To embody the powers of the sky, or weather, I returned to an old oneiric vision of a floating, self-contained stone planet over a snowy landscape. In a new sketch, also inspired by the call from Peculiar Mormyrid 8 and the ensuing discussions among the surrealist group of Stockholm, that planet was turned in on itself in a continuous movement as if trying to get away from, alternately approaching, its own fiery other side. To further animate the intuition that places act like beings, I invoked the giant oarfish (Regalecus glesne), vertical swimmer and splendid contemporary candidate for a natural sea-snake. In my depiction the giant oarfish takes on the attributes of the crowned Mesopotamian sky god Anu, which according to ancient legend, encloses the universe in itself and also, in a passus from the Sumerian epic of Gilgamesh that Jonas read aloud from, traverses the underground. Like its probable Greek counterpart Aion-Ouranus, Anu was castrated by his son in an obscure mythological battle for separating heaven and earth to enable the creation of mankind. Since the metaphor is real, there is little doubt that the stakes underlying the surrealist cut of the collage are equally as high — or low.

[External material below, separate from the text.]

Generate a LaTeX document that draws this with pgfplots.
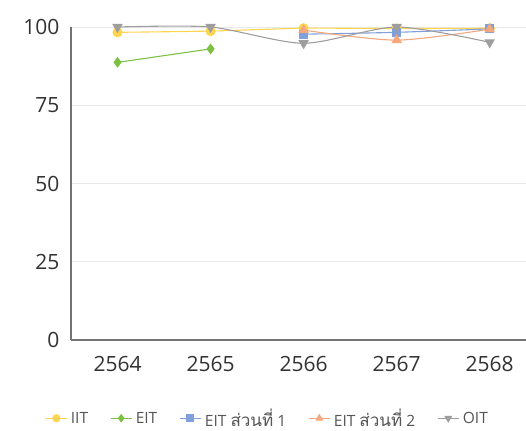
\documentclass[border=0pt]{standalone}
\usepackage{pgfplots}
\pgfplotsset{compat=1.18}
\usepackage{fontspec}
\setmainfont{Open Sans}
\newfontfamily\thaifont[Script=Thai,Scale=1.1]{Loma}
\definecolor{cIIT}{HTML}{FFD54F}
\definecolor{cEIT}{HTML}{7CC142}
\definecolor{cEIT1}{HTML}{809FDB}
\definecolor{cEIT2}{HTML}{F5A77E}
\definecolor{cOIT}{HTML}{9E9E9E}
\definecolor{tickc}{HTML}{333333}
\definecolor{legc}{HTML}{555555}
\begin{document}
\begin{tikzpicture}
\path[use as bounding box] (-71pt,-90pt) rectangle (455pt,340pt);
\begin{axis}[
  at={(0pt,0pt)}, anchor=south west,
  scale only axis, width=455pt, height=313pt,
  xmin=-0.5, xmax=4.39, ymin=0, ymax=100,
  xtick={0,1,2,3,4}, xticklabels={2564,2565,2566,2567,2568},
  ytick={0,25,50,75,100},
  axis x line*=bottom, axis y line*=left,
  axis line style={draw=black!55, line width=1.1pt},
  ymajorgrids, grid style={draw=black!9, line width=0.8pt},
  major tick length=0pt,
  ticklabel style={font=\fontsize{21}{24}\selectfont, text=tickc},
  /pgf/number format/assume math mode=true,
  xticklabel style={yshift=-13pt},
  yticklabel style={xshift=-8pt},
  clip=false,
  legend columns=5,
  legend style={at={(0.432,-0.25)}, anchor=center, draw=none, fill=none,
    font=\fontsize{15.5}{17}\selectfont, text=legc,
    /tikz/every odd column/.append style={column sep=1.5pt},
    /tikz/every even column/.append style={column sep=20pt}},
  legend image code/.code={
    \draw[mark repeat=2,mark phase=2,#1, mark size=3.5pt] plot coordinates {(0cm,0cm) (0.37cm,0cm) (0.74cm,0cm)};},
  every axis plot/.append style={smooth, tension=0.45, line width=1.1pt},
]
\addplot[color=cIIT, mark=*, mark size=4.5pt, mark options={fill=cIIT, draw=cIIT}] coordinates {(0,98.3) (1,98.7) (2,99.6) (3,99.5) (4,99.6)};
\addlegendentry{IIT}
\addplot[color=cEIT, mark=diamond*, mark size=4.5pt, mark options={fill=cEIT, draw=cEIT}] coordinates {(0,88.7) (1,93.0)};
\addlegendentry{EIT}
\addplot[color=cEIT1, mark=square*, mark size=4pt, mark options={fill=cEIT1, draw=cEIT1}] coordinates {(2,97.7) (3,98.3) (4,99.4)};
\addlegendentry{EIT {\thaifont ส่วนที่} 1}
\addplot[color=cEIT2, mark=triangle*, mark size=5pt, mark options={fill=cEIT2, draw=cEIT2}] coordinates {(2,99.0) (3,95.8) (4,99.3)};
\addlegendentry{EIT {\thaifont ส่วนที่} 2}
\addplot[color=cOIT, mark=triangle*, mark size=5pt, mark options={fill=cOIT, draw=cOIT, rotate=180}] coordinates {(0,100) (1,100) (2,94.8) (3,100) (4,95.1)};
\addlegendentry{OIT}
\end{axis}
\end{tikzpicture}
\end{document}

My two images can be seen as variants of the lemniscate (infinity eight) and the möbius band, two figures which were used by Jacques Lacan to explain the inner and outer aspects of the psyche, and how the emergence of the subject is faciliated through ‘a cut in the real’ (coupure). In a pre-cut möbius topology the subject “traverses the fantasy” without having to make a “mythical leap” from the inside to the outside, while the cut introduces a methodology, where an inspired interpretation implements an unforeseen idea of “two sides”. This, I would suggest, reflects surrealism’s understanding of the Hermetic credo “as above, so below”, when the correspondence between the material and the celestial is encoded as outer and inner materiality in both continuous and discontinuous transformation.

The shortest way to the other side’s weather, as suggested by Mattias Forshage´s methodological reflection, is to deny that there is a weather out there, while at the same time doubting this very act of denial. This double movement — arguably an Hegelian negation of the negation, pointing to a self-referential, dissolutive positive ground — could manifest concretely as a balcony. At least it did so in my second picture, since I designed a balcony solely for compositional reasons but then dreamed of one at night, as if it was the most important element of the image. I also dreamed that I was making a bed for someone to sleep on the lawn under the stars — maybe the origin of the idea of a balcony, and surely a preferred “positive ground” for vertical swimming.